As a thank-you at the end of this brief tenure, I was invited to lunch in a small, classic French restaurant off the Boulevard St. Germain. My hostess ordered the dessert for both of us. And so, with this rather informal introduction, I met my French love.

In front of me was placed a shallow white bowl containing a cylindrical piece of spongy cake, a side dish of smoothly whipped fresh cream, and an open bottle of Martinique rum.

IMG_0529

baba at first sight

Rum was slowly and somewhat generously poured over the cake. I took a spoonful of rum-infused cake with a little cream and–well, the sensation can best be described, figuratively, as sharing a magic carpet ride with “Ali Baba” himself.

IMG_0530

slowly pour rum over cake

IMG_0538

take a spoonful of rum infused cake and cream

Here is the curious part; I don’t drink rum or even think about it, ever. I shun plain squishy cakes as unnecessary calories. Whipped cream is so “dairy” and off my nutritional needs list. But, all together, the sum of the parts turned into obsession–dark, lusty Caribbean rum plus airy booze-drenched cake mingled with cool, vanilla flecked cream.

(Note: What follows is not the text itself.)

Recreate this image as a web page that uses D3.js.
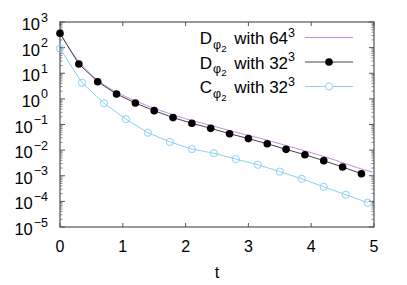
<!DOCTYPE html>
<html><head><meta charset="utf-8">
<script src="https://cdn.jsdelivr.net/npm/d3@7"></script>
<style>body{margin:0;background:#fff}svg{display:block}text{font-family:"Liberation Sans",Arial,sans-serif}</style>
</head><body><svg id="c" width="407" height="285"></svg>
<script>
const tD64 = [0,0.25,0.5,0.75,1,1.25,1.5,1.75,2,2.25,2.5,2.75,3,3.25,3.5,3.75,4,4.25,4.5,4.75,5];
const vD64 = [363,40.5,8.7,2.95,1.38,0.74,0.43,0.26,0.168,0.114,0.079,0.0535,0.038,0.0263,0.0178,0.0118,0.008,0.0052,0.00325,0.002,0.00135];
const tD32 = [0,0.3,0.6,0.9,1.2,1.5,1.8,2.1,2.4,2.7,3.0,3.3,3.6,3.9,4.2,4.5,4.8];
const vD32 = [363,22.9,4.68,1.55,0.69,0.347,0.186,0.112,0.0708,0.0437,0.0282,0.0178,0.0107,0.0066,0.00389,0.00219,0.0012];
const tC32 = [0,0.35,0.7,1.05,1.4,1.75,2.1,2.45,2.8,3.15,3.5,3.85,4.2,4.55,4.9];
const vC32 = [93,4.27,0.676,0.162,0.0479,0.0209,0.011,0.00759,0.00447,0.00269,0.00145,0.000759,0.000372,0.000182,0.0000891];
const xTicks = [0,1,2,3,4,5];
const yExps = [3,2,1,0,-1,-2,-3,-4,-5];
const legendLabels = [["D","64"],["D","32"],["C","32"]];

const svg = d3.select("#c");
const L=60,R=374,T=22,B=227;
const x = d3.scaleLinear().domain([0,5]).range([L,R]);
const y = d3.scaleLog().domain([1e-5,1e3]).range([B,T]);
const frame="#555";

// ticks (inward, mirrored)
const g = svg.append("g").attr("stroke",frame).attr("stroke-width",1);
xTicks.forEach(t=>{
  g.append("line").attr("x1",x(t)).attr("x2",x(t)).attr("y1",B).attr("y2",B-4);
  g.append("line").attr("x1",x(t)).attr("x2",x(t)).attr("y1",T).attr("y2",T+4);
});
yExps.forEach(e=>{
  const yy=y(Math.pow(10,e));
  g.append("line").attr("x1",L).attr("x2",L+5).attr("y1",yy).attr("y2",yy);
  g.append("line").attr("x1",R).attr("x2",R-5).attr("y1",yy).attr("y2",yy);
  if(e>-5){for(let m=2;m<=9;m++){const ym=y(m*Math.pow(10,e-1));
    g.append("line").attr("x1",L).attr("x2",L+2.5).attr("y1",ym).attr("y2",ym).attr("stroke-width",0.7);
    g.append("line").attr("x1",R).attr("x2",R-2.5).attr("y1",ym).attr("y2",ym).attr("stroke-width",0.7);}}
});
svg.append("rect").attr("x",L).attr("y",T).attr("width",R-L).attr("height",B-T)
  .attr("fill","none").attr("stroke",frame).attr("stroke-width",1.2);

// tick labels
xTicks.forEach(t=>{
  svg.append("text").attr("x",x(t)).attr("y",251.5).attr("text-anchor","middle")
    .attr("font-size",16).text(t);
});
yExps.forEach(e=>{
  const yy=y(Math.pow(10,e));
  const tx=svg.append("text").attr("x",48).attr("y",yy+8).attr("text-anchor","end").attr("font-size",16.5);
  tx.append("tspan").text("10");
  tx.append("tspan").attr("dy",-8.5).attr("dx",1).attr("font-size",12.5).text(e<0?"\u2212"+(-e):String(e));
});
svg.append("text").attr("x",(L+R)/2).attr("y",278).attr("text-anchor","middle").attr("font-size",16.5).text("t");

// series
const line = d3.line().x(d=>x(d[0])).y(d=>y(d[1]));
const dD64 = tD64.map((t,i)=>[t,vD64[i]]);
const dD32 = tD32.map((t,i)=>[t,vD32[i]]);
const dC32 = tC32.map((t,i)=>[t,vC32[i]]);
const cPur="#c58be6", cBlk="#444", cBlue="#8dd0f2";
svg.append("path").attr("d",line.curve(d3.curveMonotoneX)(dD64)).attr("fill","none").attr("stroke",cPur).attr("stroke-width",1);
svg.append("path").attr("d",d3.line().x(d=>x(d[0])).y(d=>y(d[1]))(dD32)).attr("fill","none").attr("stroke",cBlk).attr("stroke-width",1);
svg.append("path").attr("d",d3.line().x(d=>x(d[0])).y(d=>y(d[1]))(dC32)).attr("fill","none").attr("stroke",cBlue).attr("stroke-width",1);
svg.selectAll("circle.d32").data(dD32).join("circle").attr("class","d32")
  .attr("cx",d=>x(d[0])).attr("cy",d=>y(d[1])).attr("r",3.8).attr("fill","#000");
svg.selectAll("circle.c32").data(dC32).join("circle").attr("class","c32")
  .attr("cx",d=>x(d[0])).attr("cy",d=>y(d[1])).attr("r",3.6).attr("fill","none").attr("stroke",cBlue).attr("stroke-width",1);

// legend
const rowsY=[37.5,62,86.5];
const styles=[{c:cPur,m:null},{c:cBlk,m:"fill"},{c:cBlue,m:"open"}];
legendLabels.forEach((lab,i)=>{
  const ly=rowsY[i];
  const tx=svg.append("text").attr("x",295).attr("y",ly+6.5).attr("text-anchor","end").attr("font-size",17);
  tx.append("tspan").text(lab[0]);
  tx.append("tspan").attr("dy",4.5).attr("dx",1).attr("font-size",12.5).text("\u03c6");
  tx.append("tspan").attr("dy",3).attr("font-size",9.5).text("2");
  tx.append("tspan").attr("dy",-7.5).attr("dx",3).text(" with "+lab[1]);
  tx.append("tspan").attr("dy",-7.5).attr("font-size",12.5).text("3");
  svg.append("line").attr("x1",305).attr("x2",353).attr("y1",ly).attr("y2",ly).attr("stroke",styles[i].c).attr("stroke-width",1);
  if(styles[i].m==="fill") svg.append("circle").attr("cx",329).attr("cy",ly).attr("r",3.8).attr("fill","#000");
  if(styles[i].m==="open") svg.append("circle").attr("cx",329).attr("cy",ly).attr("r",3.6).attr("fill","#fff").attr("stroke",cBlue);
});
</script></body></html>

All of which dissipated into a cloud of vaporous desire in my mouth. I was hooked at first bite.

Thus began my infatuation with Baba au Rhum. It wasn’t perfect. We had our ups and downs. I rejected restaurants that did not offer the rum bottle tableside, or served pre-fab, stale, even crunchy cake. Quelle horreur! I knew what I wanted. Expectations were extremely high from the start.

IMG_2829

split open, ready for rum, cream on the side

IMG_2828

served with full bottle à table

After months of reckless indulgence I made a profound discovery. And ultimately, it was the beginning of the end. The best Baba au Rhum I ever had was not found in Paris.

During one fall season, we took a road trip to the countryside of Bordeaux. We stayed in a charming guest cottage near the town of St. Emilion. It was in the middle of the vineyards of the Troplong Mondot winery. Having arrived after the harvest, the vines were empty and the fields quiet. The weather was cold and wet. But we had an open-hearth fireplace in the living room, which burned twisted grape vines and three foot logs.  One evening we dined in the upscale restaurant of the Château. The menu was fixed. Dessert was Baba au Rhum. Of course I was thrilled.

It was served in the usual trilogy with one notable exception. The cake was lightly warmed–a variation which perfectly enhanced the coolness of the cream and the velvety smoothness of the rum. I immediately knew this was the best it had ever been. And might ever be.

Intense relationships often run their course. So it was with Baba and me. After Bordeaux, I tried it a few more times, but it was never quite the same. Finally it faded into a fond memory. Now when I see Baba on the menu, there is a flutter of recognition, and I question whether to dabble again. But I’m certain my expectations won’t be met. And, truthfully, they can’t be.

I enjoy telling friends and guests about Baba au Rhum’s charms, urging them to give it a try. It seems to fall into the love/hate category. Maybe it’s too extreme, too unusual or too far removed from mainstream desires for chocolate, crème brûlée, or fruit tarts.

IMG_3800

And yet, I remain nostalgic to this day because a bite of sweetness, savoured and shared, is a fine way to spend time around the table with those you love.